Give the data again exactly as written, skipping any pictures.
━━━ Information given ━━━
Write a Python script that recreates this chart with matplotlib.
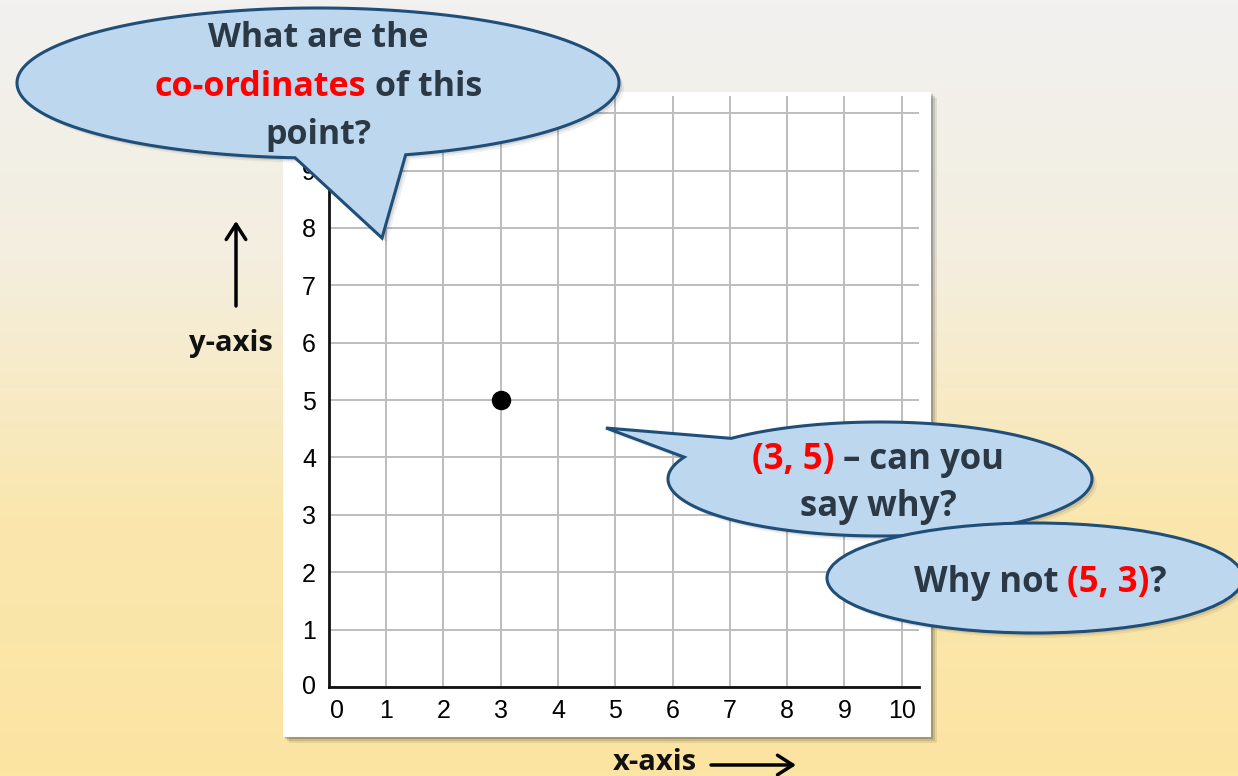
import numpy as np
import matplotlib
matplotlib.use('Agg')
import matplotlib.pyplot as plt
from matplotlib.patches import Polygon, Rectangle, Ellipse
from matplotlib.colors import LinearSegmentedColormap
from matplotlib.transforms import ScaledTranslation

# chart data
x_ticks = list(range(0, 11))
y_ticks = list(range(0, 11))
y_tick_labels = [str(v) for v in range(0, 10)] + ['']  # "10" sits under the bubble
point_x = [3]
point_y = [5]

DARK = '#2b3845'
RED = '#ff0000'

# speech bubble texts: (text, colour, space before)
q_lines = [
    [("What are the", DARK, False)],
    [("co-ordinates", RED, False), ("of this", DARK, True)],
    [("point?", DARK, False)],
]
a_lines = [
    [("(3, 5)", RED, False), ("\u2013 can you", DARK, True)],
    [("say why?", DARK, False)],
]
b_lines = [
    [("Why not", DARK, False), ("(5, 3)", RED, True), ("?", DARK, False)],
]

W, H = 1238, 776
fig = plt.figure(figsize=(W / 100, H / 100), dpi=100)

# background gradient
bg = fig.add_axes([0, 0, 1, 1], zorder=0)
cmap = LinearSegmentedColormap.from_list('bgc', ['#f1f1f0', '#f4eedf', '#fae7ae', '#fce4a2'])
grad = np.linspace(0, 1, 256).reshape(-1, 1)
bg.imshow(grad, aspect='auto', cmap=cmap, extent=[0, W, H, 0])
bg.set_xlim(0, W)
bg.set_ylim(H, 0)
bg.axis('off')

# white panel with a soft shadow
for off, al in [(6, 0.08), (4, 0.12), (2, 0.18)]:
    bg.add_patch(Rectangle((283 + off, 92 + off), 648, 645, color='black', alpha=al, lw=0))
bg.add_patch(Rectangle((283, 92), 648, 645, color='white', lw=0))

# the coordinate grid
ax = fig.add_axes([328.6 / W, (H - 687) / H, 590.4 / W, 591 / H], zorder=1)
ax.set_facecolor('none')
ax.set_xlim(0, 10.3)
ax.set_ylim(0, 10.3)
ax.set_xticks(x_ticks)
ax.set_yticks(y_ticks, y_tick_labels)
ax.grid(True, color='#bdbdbd', lw=1.4)
ax.set_axisbelow(True)
for s in ['top', 'right']:
    ax.spines[s].set_visible(False)
for s in ['left', 'bottom']:
    ax.spines[s].set_linewidth(2)
    ax.spines[s].set_color('#111111')
ax.tick_params(length=0, labelsize=18, pad=9)
for lab in ax.get_xticklabels() + ax.get_yticklabels():
    lab.set_family('Liberation Sans')
# the two zero labels sit a little off their ticks
xl0 = ax.xaxis.get_major_ticks()[0].label1
xl0.set_transform(xl0.get_transform() + ScaledTranslation(8 / 100, 0, fig.dpi_scale_trans))
yl0 = ax.yaxis.get_major_ticks()[0].label1
yl0.set_transform(yl0.get_transform() + ScaledTranslation(0, 2 / 100, fig.dpi_scale_trans))
ax.plot(point_x, point_y, 'o', color='black', ms=13, zorder=5, clip_on=False)

# overlay in pixel coordinates
ov = fig.add_axes([0, 0, 1, 1], zorder=2)
ov.set_xlim(0, W)
ov.set_ylim(H, 0)
ov.axis('off')
ov.patch.set_alpha(0)

FILL = '#bdd7ee'
EDGE = '#1f4e79'


def bubble_pts(cx, cy, a, b, base1, base2, tip):
    t1 = np.arctan2((base1[1] - cy) / b, (base1[0] - cx) / a) % (2 * np.pi)
    t2 = np.arctan2((base2[1] - cy) / b, (base2[0] - cx) / a) % (2 * np.pi)
    if t1 > t2:
        t1, t2 = t2, t1
    ts = np.linspace(t2, t1 + 2 * np.pi, 400)
    pts = np.column_stack([cx + a * np.cos(ts), cy + b * np.sin(ts)])
    return np.vstack([pts, [tip]])


def draw_shape(pts):
    for off, al in [(5, 0.06), (3, 0.1)]:
        ov.add_patch(Polygon(pts + off, closed=True, color='black', alpha=al, lw=0))
    ov.add_patch(Polygon(pts, closed=True, fc=FILL, ec=EDGE, lw=2.2, joinstyle='miter'))


renderer = fig.canvas.get_renderer()


def text_width(s, size):
    t = ov.text(0, 0, s, family='Open Sans', weight='bold', fontsize=size)
    w = t.get_window_extent(renderer).width
    t.remove()
    return w


def rich_line(x, y, parts, size):
    space = text_width('a a', size) - text_width('aa', size)
    texts, widths = [], []
    for s, c, sp in parts:
        t = ov.text(0, y, s, color=c, ha='left', va='center', family='Open Sans',
                    weight='bold', fontsize=size)
        texts.append(t)
        widths.append(t.get_window_extent(renderer).width + (space if sp else 0))
    cur = x - sum(widths) / 2
    for t, w, (s, c, sp) in zip(texts, widths, parts):
        if sp:
            cur += space
            w -= space
        t.set_x(cur)
        cur += w


# question bubble
draw_shape(bubble_pts(318, 83, 301, 75, (295, 158), (406, 155), (382, 238)))
for i, line in enumerate(q_lines):
    rich_line(318, 38 + i * 48.5, line, 24.5)

# answer bubble
draw_shape(bubble_pts(880, 479, 212, 57, (683, 457), (730, 438), (606, 428)))
for i, line in enumerate(a_lines):
    rich_line(878, 460 + i * 47, line, 25)

# second answer bubble
for off, al in [(5, 0.06), (3, 0.1)]:
    ov.add_patch(Ellipse((1035 + off, 578 + off), 416, 110, color='black', alpha=al, lw=0))
ov.add_patch(Ellipse((1035, 578), 416, 110, fc=FILL, ec=EDGE, lw=2.2))
for line in b_lines:
    rich_line(1040, 583, line, 25)

# axis names with arrows
arrow = dict(arrowstyle='->,head_length=0.5,head_width=0.32', lw=2.5, color='black',
             mutation_scale=22, shrinkA=0, shrinkB=0)
ov.text(231, 343, 'y-axis', ha='center', va='center', family='Open Sans', weight='bold',
        fontsize=21, color='#111111')
ov.annotate('', xy=(236, 221), xytext=(236, 306), arrowprops=arrow)
ov.text(655, 763, 'x-axis', ha='center', va='center', family='Open Sans', weight='bold',
        fontsize=21, color='#111111')
ov.annotate('', xy=(796, 765), xytext=(711, 765), arrowprops=arrow)

fig.savefig('out.png', dpi=100)
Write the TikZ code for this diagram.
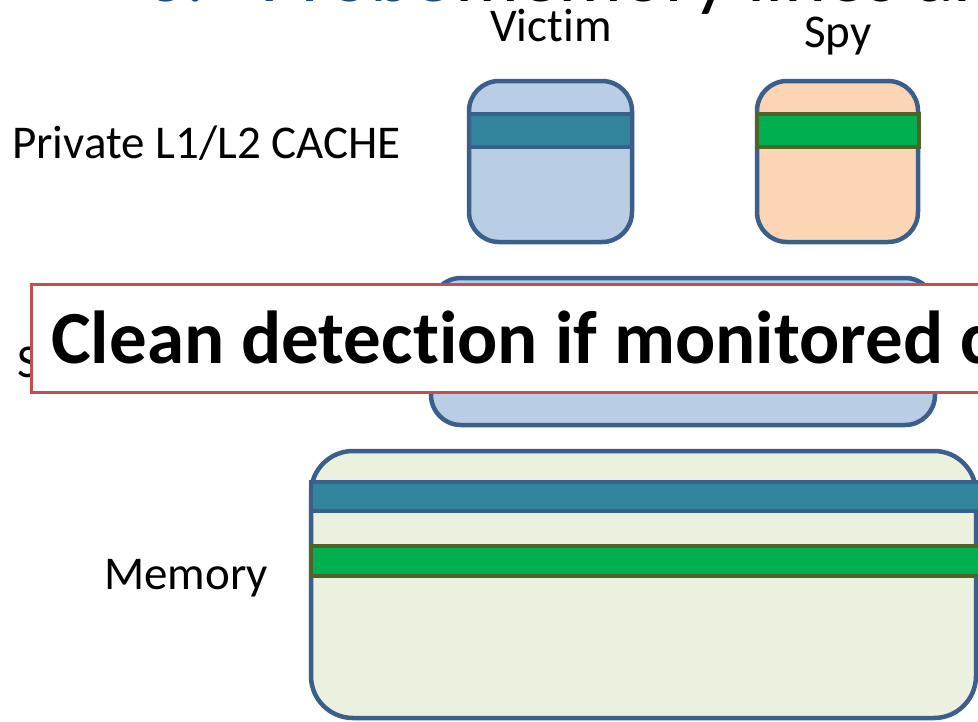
━━━
→ **Task result**:
Write a Python script that recreates this chart with matplotlib.
import numpy as np
import matplotlib
matplotlib.use('Agg')
import matplotlib.pyplot as plt
from matplotlib.patches import Polygon, Rectangle, Ellipse
from matplotlib.colors import LinearSegmentedColormap
from matplotlib.transforms import ScaledTranslation

# chart data
x_ticks = list(range(0, 11))
y_ticks = list(range(0, 11))
y_tick_labels = [str(v) for v in range(0, 10)] + ['']  # "10" sits under the bubble
point_x = [3]
point_y = [5]

DARK = '#2b3845'
RED = '#ff0000'

# speech bubble texts: (text, colour, space before)
q_lines = [
    [("What are the", DARK, False)],
    [("co-ordinates", RED, False), ("of this", DARK, True)],
    [("point?", DARK, False)],
]
a_lines = [
    [("(3, 5)", RED, False), ("\u2013 can you", DARK, True)],
    [("say why?", DARK, False)],
]
b_lines = [
    [("Why not", DARK, False), ("(5, 3)", RED, True), ("?", DARK, False)],
]

W, H = 1238, 776
fig = plt.figure(figsize=(W / 100, H / 100), dpi=100)

# background gradient
bg = fig.add_axes([0, 0, 1, 1], zorder=0)
cmap = LinearSegmentedColormap.from_list('bgc', ['#f1f1f0', '#f4eedf', '#fae7ae', '#fce4a2'])
grad = np.linspace(0, 1, 256).reshape(-1, 1)
bg.imshow(grad, aspect='auto', cmap=cmap, extent=[0, W, H, 0])
bg.set_xlim(0, W)
bg.set_ylim(H, 0)
bg.axis('off')

# white panel with a soft shadow
for off, al in [(6, 0.08), (4, 0.12), (2, 0.18)]:
    bg.add_patch(Rectangle((283 + off, 92 + off), 648, 645, color='black', alpha=al, lw=0))
bg.add_patch(Rectangle((283, 92), 648, 645, color='white', lw=0))

# the coordinate grid
ax = fig.add_axes([328.6 / W, (H - 687) / H, 590.4 / W, 591 / H], zorder=1)
ax.set_facecolor('none')
ax.set_xlim(0, 10.3)
ax.set_ylim(0, 10.3)
ax.set_xticks(x_ticks)
ax.set_yticks(y_ticks, y_tick_labels)
ax.grid(True, color='#bdbdbd', lw=1.4)
ax.set_axisbelow(True)
for s in ['top', 'right']:
    ax.spines[s].set_visible(False)
for s in ['left', 'bottom']:
    ax.spines[s].set_linewidth(2)
    ax.spines[s].set_color('#111111')
ax.tick_params(length=0, labelsize=18, pad=9)
for lab in ax.get_xticklabels() + ax.get_yticklabels():
    lab.set_family('Liberation Sans')
# the two zero labels sit a little off their ticks
xl0 = ax.xaxis.get_major_ticks()[0].label1
xl0.set_transform(xl0.get_transform() + ScaledTranslation(8 / 100, 0, fig.dpi_scale_trans))
yl0 = ax.yaxis.get_major_ticks()[0].label1
yl0.set_transform(yl0.get_transform() + ScaledTranslation(0, 2 / 100, fig.dpi_scale_trans))
ax.plot(point_x, point_y, 'o', color='black', ms=13, zorder=5, clip_on=False)

# overlay in pixel coordinates
ov = fig.add_axes([0, 0, 1, 1], zorder=2)
ov.set_xlim(0, W)
ov.set_ylim(H, 0)
ov.axis('off')
ov.patch.set_alpha(0)

FILL = '#bdd7ee'
EDGE = '#1f4e79'


def bubble_pts(cx, cy, a, b, base1, base2, tip):
    t1 = np.arctan2((base1[1] - cy) / b, (base1[0] - cx) / a) % (2 * np.pi)
    t2 = np.arctan2((base2[1] - cy) / b, (base2[0] - cx) / a) % (2 * np.pi)
    if t1 > t2:
        t1, t2 = t2, t1
    ts = np.linspace(t2, t1 + 2 * np.pi, 400)
    pts = np.column_stack([cx + a * np.cos(ts), cy + b * np.sin(ts)])
    return np.vstack([pts, [tip]])


def draw_shape(pts):
    for off, al in [(5, 0.06), (3, 0.1)]:
        ov.add_patch(Polygon(pts + off, closed=True, color='black', alpha=al, lw=0))
    ov.add_patch(Polygon(pts, closed=True, fc=FILL, ec=EDGE, lw=2.2, joinstyle='miter'))


renderer = fig.canvas.get_renderer()


def text_width(s, size):
    t = ov.text(0, 0, s, family='Open Sans', weight='bold', fontsize=size)
    w = t.get_window_extent(renderer).width
    t.remove()
    return w


def rich_line(x, y, parts, size):
    space = text_width('a a', size) - text_width('aa', size)
    texts, widths = [], []
    for s, c, sp in parts:
        t = ov.text(0, y, s, color=c, ha='left', va='center', family='Open Sans',
                    weight='bold', fontsize=size)
        texts.append(t)
        widths.append(t.get_window_extent(renderer).width + (space if sp else 0))
    cur = x - sum(widths) / 2
    for t, w, (s, c, sp) in zip(texts, widths, parts):
        if sp:
            cur += space
            w -= space
        t.set_x(cur)
        cur += w


# question bubble
draw_shape(bubble_pts(318, 83, 301, 75, (295, 158), (406, 155), (382, 238)))
for i, line in enumerate(q_lines):
    rich_line(318, 38 + i * 48.5, line, 24.5)

# answer bubble
draw_shape(bubble_pts(880, 479, 212, 57, (683, 457), (730, 438), (606, 428)))
for i, line in enumerate(a_lines):
    rich_line(878, 460 + i * 47, line, 25)

# second answer bubble
for off, al in [(5, 0.06), (3, 0.1)]:
    ov.add_patch(Ellipse((1035 + off, 578 + off), 416, 110, color='black', alpha=al, lw=0))
ov.add_patch(Ellipse((1035, 578), 416, 110, fc=FILL, ec=EDGE, lw=2.2))
for line in b_lines:
    rich_line(1040, 583, line, 25)

# axis names with arrows
arrow = dict(arrowstyle='->,head_length=0.5,head_width=0.32', lw=2.5, color='black',
             mutation_scale=22, shrinkA=0, shrinkB=0)
ov.text(231, 343, 'y-axis', ha='center', va='center', family='Open Sans', weight='bold',
        fontsize=21, color='#111111')
ov.annotate('', xy=(236, 221), xytext=(236, 306), arrowprops=arrow)
ov.text(655, 763, 'x-axis', ha='center', va='center', family='Open Sans', weight='bold',
        fontsize=21, color='#111111')
ov.annotate('', xy=(796, 765), xytext=(711, 765), arrowprops=arrow)

fig.savefig('out.png', dpi=100)
Write the TikZ code for this diagram.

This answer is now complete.